The whole band wears the shirts. So does Ned Sublette, the musician and writer holding court at a table nearby, as is his custom nearly every Wednesday night, surrounded by stacks of the T-shirts he designed and copies of his authoritative book, Cuba and Its Music. Both are expressions of what Sublette calls “postmamboism”—”a portable theory that places music at the center of understanding” and “begins with the study of African diaspora musics,” as he has explained in a post on BoingBoing.net. “Not deconstruction, not postcolonialism, not subaltern studies, not semiotics itself can boast of a triumph to rival the Postmamboism T-shirt,” Sublette writes me in an e-mail.
For Sanabria, the fashion statement just fits: “It means what we say musically: This has deep roots, and it calls for an open mind.”
This band also requires knowledgeable and gifted musicians, including at least two university professors, some half-dozen of their current and former students, and several veterans of what Sanabria calls “the salsa and jazz wars.” Percussionist Obanilu Allende’s power and agility, especially on the baril de bomba, stand out, as does trumpeter Shareef Clayton’s pithy, bebop-inflected solos. These musicians’ formidable gifts range widely, as do their ages: In March, 19-year-old Christian Sands sat in ably on piano, while Hiram “El Pavo” Remon, 79, handled the maracas with devastating sensitivity.
Before the previous week’s gig, the band worked its way through “Worstward Ho,” a composition by band member Chris Washburne based on a Samuel Beckett story. (“Disintegrate into nothingness,” read one of the chart’s marks.) Later, the group performed another of his tunes, “Pink,” which punctuates a Cuban son montuno with brass hits worthy of Parliament. “This band is the best workshop I can imagine for my tunes,” says the trombonist, a tenured Columbia University professor who has played on the New York scene for nearly 20 years. “Bobby is a torch-bearer in this tradition, but he’s not a historicist. I can write stuff for this band that pushes the limits.”

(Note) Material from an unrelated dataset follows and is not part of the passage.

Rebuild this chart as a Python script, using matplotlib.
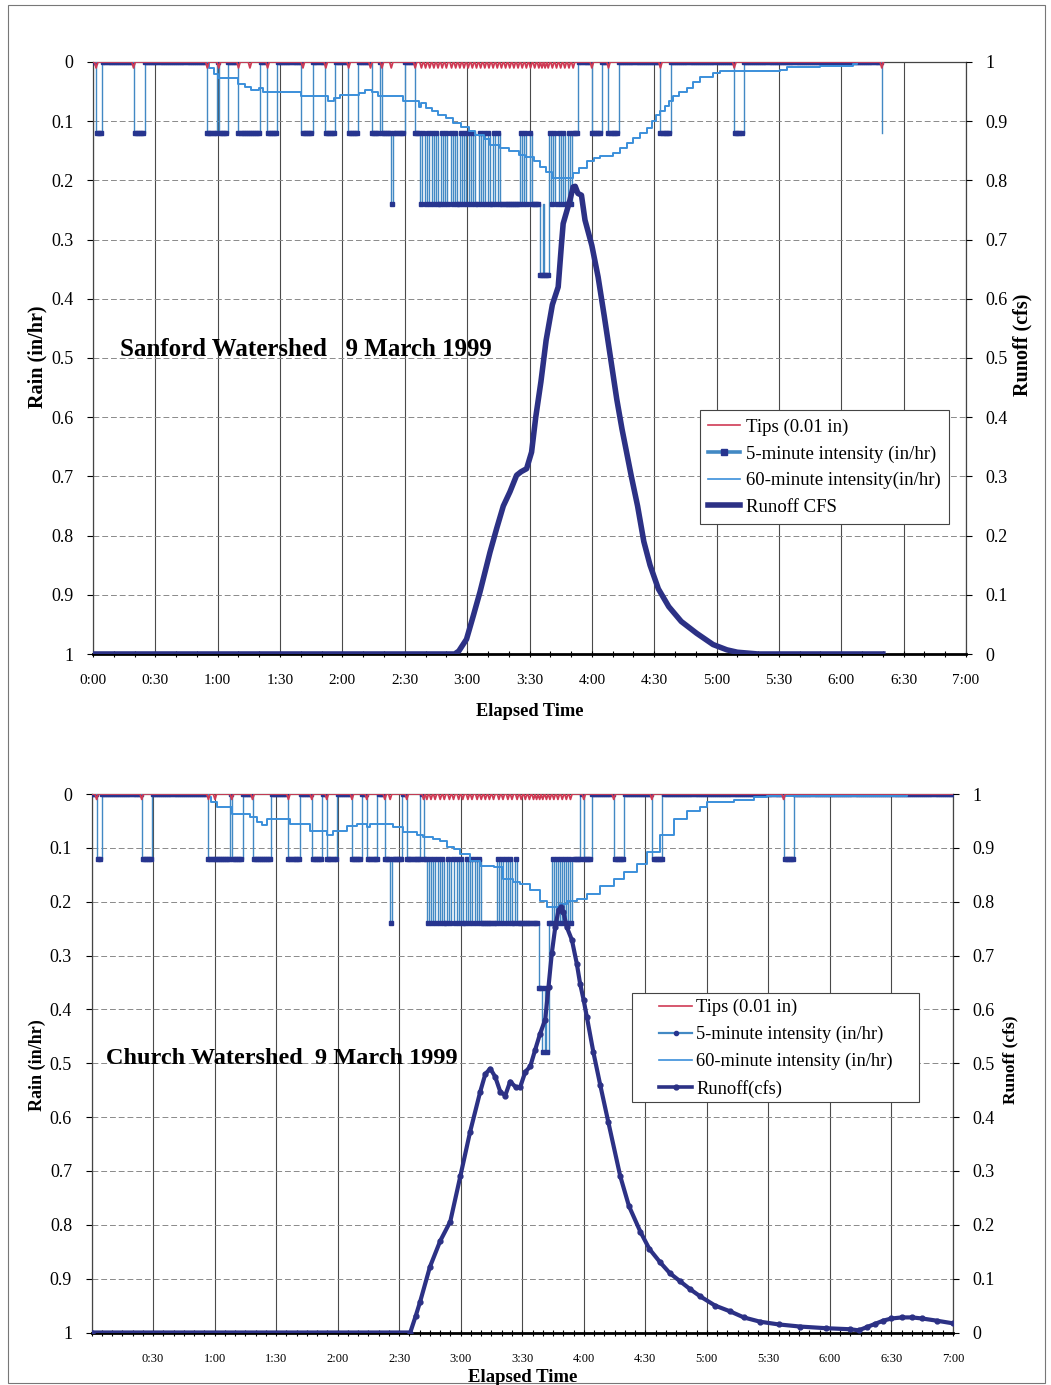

That’s one reason he, like his bandmates, signed on for a guarantee of roughly 30 bucks a man. “We’re hanging in there,” Sanabria says of the Wednesday-night gig. He’s begun alternating big-band weeks with smaller ensembles, including his excellent quartet and a nine-piece outfit, Ascensión. “We need to develop a wider audience and an attitude in the jazz community that the club is a ‘Class A’ jazz room. It’s hard for people to fathom that when they see the address.”
Sanabria’s point is supported by the FB’s well-tuned piano, effective sound system, and good food. And unlike the mofongo, ubiquitous wherever Puerto Rican cuisine is showcased, what Sanabria’s big band serves up is unique. Despite its references—to an earlier Manhattan moment, to pasts in Cuba and Africa—this is a forward-thinking ensemble of the highest order. May they march on in the barrio.